Task details =
Exactly retype the lines from the one containing "What Apache ECharts" through the one containing "const countyNames = ['Dane"; both ends count, pictures do not.

· · · · ·

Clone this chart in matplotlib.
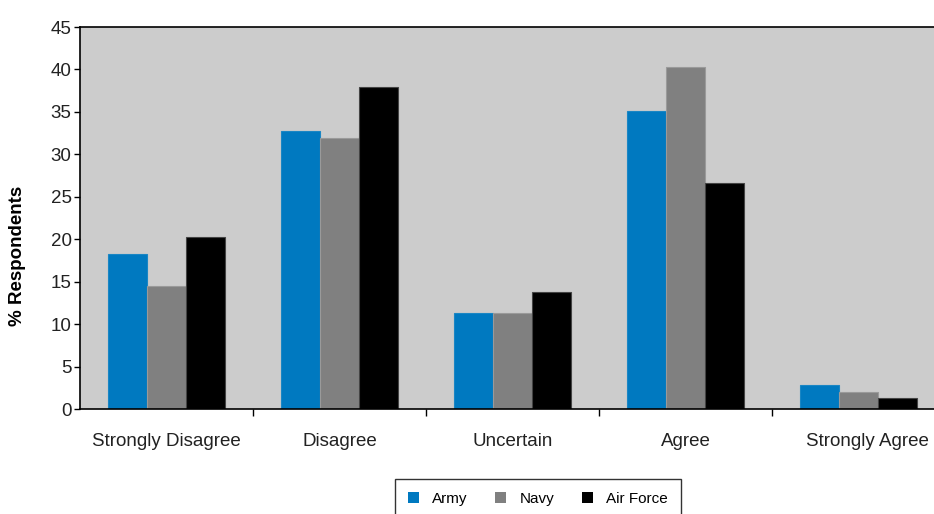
import numpy as np
import matplotlib
matplotlib.use("Agg")
import matplotlib.pyplot as plt
import matplotlib.transforms as mtransforms
from matplotlib.patches import Patch

# survey responses by service branch (% of respondents)
categories = ["Strongly Disagree", "Disagree", "Uncertain", "Agree", "Strongly Agree"]
army = [18.3, 32.7, 11.3, 35.1, 2.8]
navy = [14.5, 31.9, 11.3, 40.3, 2.0]
air_force = [20.3, 37.9, 13.8, 26.6, 1.3]
series_names = ["Army", "Navy", "Air Force"]

plt.rcParams["font.family"] = ["Liberation Sans", "DejaVu Sans"]

colors = ["#0079C0", "#808080", "#000000"]
edges = ["#1a86c4", "#9a9a9a", "#444444"]

fig = plt.figure(figsize=(9.34, 5.14), dpi=100)
# plot area runs slightly past the right edge of the figure
ax = fig.add_axes([80 / 934, 105 / 514, 865 / 934, 382 / 514])
ax.set_facecolor("#CCCCCC")

x = np.arange(len(categories))
w = 0.227
for i, vals in enumerate([army, navy, air_force]):
    ax.bar(x + (i - 1) * w, vals, width=w, color=colors[i],
           edgecolor=edges[i], linewidth=0.8, label=series_names[i], zorder=2)

ax.set_xlim(-0.5, len(categories) - 0.5)
ax.set_ylim(0, 45)
ax.set_yticks(range(0, 46, 5))
ax.tick_params(axis="y", direction="out", length=4, width=1, pad=2,
               labelsize=13.5, labelcolor="#222222")

ax.set_xticks(x)
ax.set_xticklabels(categories)
ax.tick_params(axis="x", which="major", length=0, pad=17, labelsize=13.5,
               labelcolor="#222222")
ax.set_xticks(x[:-1] + 0.5, minor=True)
ax.tick_params(axis="x", which="minor", direction="out", length=5, width=1)

# keep the last category label inside the figure
last = ax.get_xticklabels()[-1]
last.set_transform(last.get_transform() +
                   mtransforms.ScaledTranslation(9 / 100, 0, fig.dpi_scale_trans))

for side in ["left", "bottom", "top"]:
    ax.spines[side].set_color("black")
    ax.spines[side].set_linewidth(1.2)
ax.spines["right"].set_visible(False)

ax.set_ylabel("% Respondents", fontsize=13.5, fontweight="bold")
ax.yaxis.set_label_coords(-0.062, 0.40)

handles = [Patch(facecolor=c, edgecolor="none") for c in colors]
leg = fig.legend(handles, series_names, loc="upper center",
                 bbox_to_anchor=(538 / 934, 1 - 479 / 514), ncol=3,
                 fontsize=11, frameon=True, fancybox=False,
                 handlelength=0.7, handleheight=0.7, handletextpad=0.9,
                 columnspacing=1.8, borderpad=0.85, borderaxespad=0)
leg.get_frame().set_edgecolor("black")
leg.get_frame().set_linewidth(1.0)

fig.savefig("out.png", dpi=100)
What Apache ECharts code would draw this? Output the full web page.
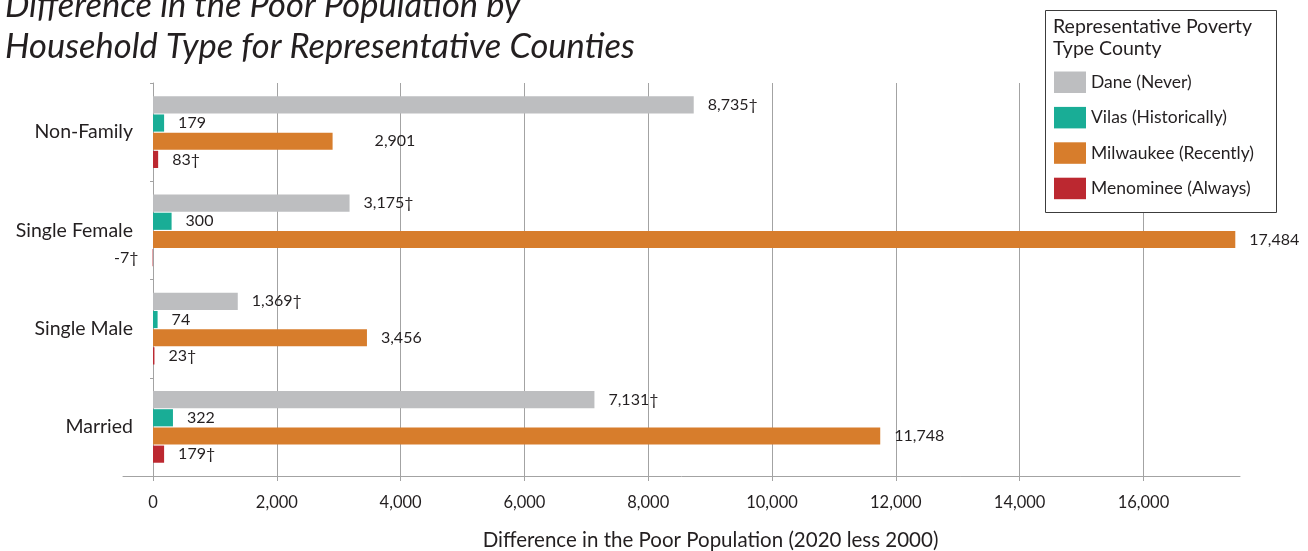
<!DOCTYPE html>
<html>
<head>
<meta charset="utf-8">
<script src="https://cdn.jsdelivr.net/npm/echarts@6/dist/echarts.min.js"></script>
<style>
  html, body { margin: 0; padding: 0; background: #ffffff; }
  #chart { width: 1308px; height: 551px; }
</style>
</head>
<body>
<div id="chart"></div>
<script>
// Household types, listed top to bottom
const householdTypes = ['Non-Family', 'Single Female', 'Single Male', 'Married'];

// Representative counties (legend entries)
const countyNames = ['Dane (Never)', 'Vilas (Historically)', 'Milwaukee (Recently)', 'Menominee (Always)'];

// Change in the poor population, 2020 less 2000
const daneValues      = [8735, 3175, 1369, 7131];
const vilasValues     = [179, 300, 74, 322];
const milwaukeeValues = [2901, 17484, 3456, 11748];
const menomineeValues = [83, -7, 23, 179];

// Counties whose figures carry the dagger note
const daggerNote = [true, false, false, true];

// Value axis range and tick labels
const xMin = -485;
const xMax = 17560;
const xTicks = [0, 2000, 4000, 6000, 8000, 10000, 12000, 14000, 16000];

const FONT = 'Lato';
const TEXT = '#231F20';
const colors = ['#BDBEC0', '#19AD96', '#D77D2C', '#BC2830'];
const valueSets = [daneValues, vilasValues, milwaukeeValues, menomineeValues];

const fmt = v => Number(v).toLocaleString('en-US');

const series = valueSets.map((vals, i) => ({
  name: countyNames[i],
  type: 'bar',
  barGap: '6%',
  barCategoryGap: '27%',
  itemStyle: { color: colors[i] },
  label: {
    show: true,
    position: 'right',
    distance: 14,
    color: TEXT,
    fontFamily: FONT,
    fontSize: 16,
    formatter: p => fmt(p.value) + (daggerNote[i] ? '\u2020' : '')
  },
  data: vals.map((v, j) => {
    const item = { value: v };
    if (v < 0) item.label = { position: 'left' };
    // the Milwaukee non-family label sits further out from its bar
    if (i === 2 && j === 0) item.label = { distance: 42 };
    return item;
  })
}));

const chart = echarts.init(document.getElementById('chart'), null, { renderer: 'canvas' });

chart.setOption({
  animation: false,
  backgroundColor: '#ffffff',
  title: {
    text: 'Difference in the Poor Population by\nHousehold Type for Representative Counties',
    left: 0,
    top: -20,
    textStyle: {
      fontFamily: FONT,
      fontStyle: 'italic',
      fontWeight: 'normal',
      fontSize: 34.5,
      lineHeight: 41,
      color: TEXT
    }
  },
  legend: {
    orient: 'vertical',
    left: 1054,
    top: 71.5,
    padding: 0,
    itemWidth: 32,
    itemHeight: 21.5,
    itemGap: 13.9,
    icon: 'rect',
    selectedMode: false,
    z: 6,
    textStyle: { fontFamily: FONT, fontSize: 17.5, color: TEXT },
    data: countyNames
  },
  graphic: [
    {
      type: 'rect',
      z: 5,
      shape: { x: 1045.5, y: 10.5, width: 231, height: 202 },
      style: { fill: '#ffffff', stroke: '#3C3C3C', lineWidth: 1 }
    },
    {
      type: 'text',
      z: 6,
      x: 1053,
      y: 16,
      style: {
        text: 'Representative Poverty\nType County',
        font: '19.5px ' + FONT,
        lineHeight: 22,
        fill: TEXT
      }
    }
  ],
  grid: {
    left: 123,
    right: 68,
    top: 83,
    bottom: 75,
    containLabel: false,
    outerBoundsMode: 'none'
  },
  xAxis: {
    type: 'value',
    min: xMin,
    max: xMax,
    name: 'Difference in the Poor Population (2020 less 2000)',
    nameLocation: 'middle',
    nameGap: 54,
    nameTextStyle: { fontFamily: FONT, fontSize: 20.5, color: TEXT, padding: [0, 0, 0, 58] },
    axisLine: { show: true, onZero: false, lineStyle: { color: '#A3A3A3', width: 1 } },
    axisTick: { show: true, length: 5, customValues: xTicks, lineStyle: { color: '#A3A3A3' } },
    axisLabel: {
      customValues: xTicks,
      margin: 18,
      fontFamily: FONT,
      fontSize: 16.5,
      color: TEXT,
      formatter: v => fmt(v)
    },
    splitLine: { show: true, lineStyle: { color: '#A3A3A3', width: 1 } }
  },
  yAxis: {
    type: 'category',
    inverse: true,
    data: householdTypes,
    axisLine: { show: true, onZero: true, lineStyle: { color: '#A3A3A3', width: 1 } },
    axisTick: { show: true, length: 3, lineStyle: { color: '#A3A3A3' } },
    axisLabel: { margin: -10, fontFamily: FONT, fontSize: 19.5, color: TEXT }
  },
  series: series
});
</script>
</body>
</html>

· · · · ·

Reply =
What Apache ECharts code would draw this? Output the full web page.
<!DOCTYPE html>
<html>
<head>
<meta charset="utf-8">
<script src="https://cdn.jsdelivr.net/npm/echarts@6/dist/echarts.min.js"></script>
<style>
  html, body { margin: 0; padding: 0; background: #ffffff; }
  #chart { width: 1308px; height: 551px; }
</style>
</head>
<body>
<div id="chart"></div>
<script>
// Household types, listed top to bottom
const householdTypes = ['Non-Family', 'Single Female', 'Single Male', 'Married'];

// Representative counties (legend entries)
const countyNames = ['Dane (Never)', 'Vilas (Historically)', 'Milwaukee (Recently)', 'Menominee (Always)'];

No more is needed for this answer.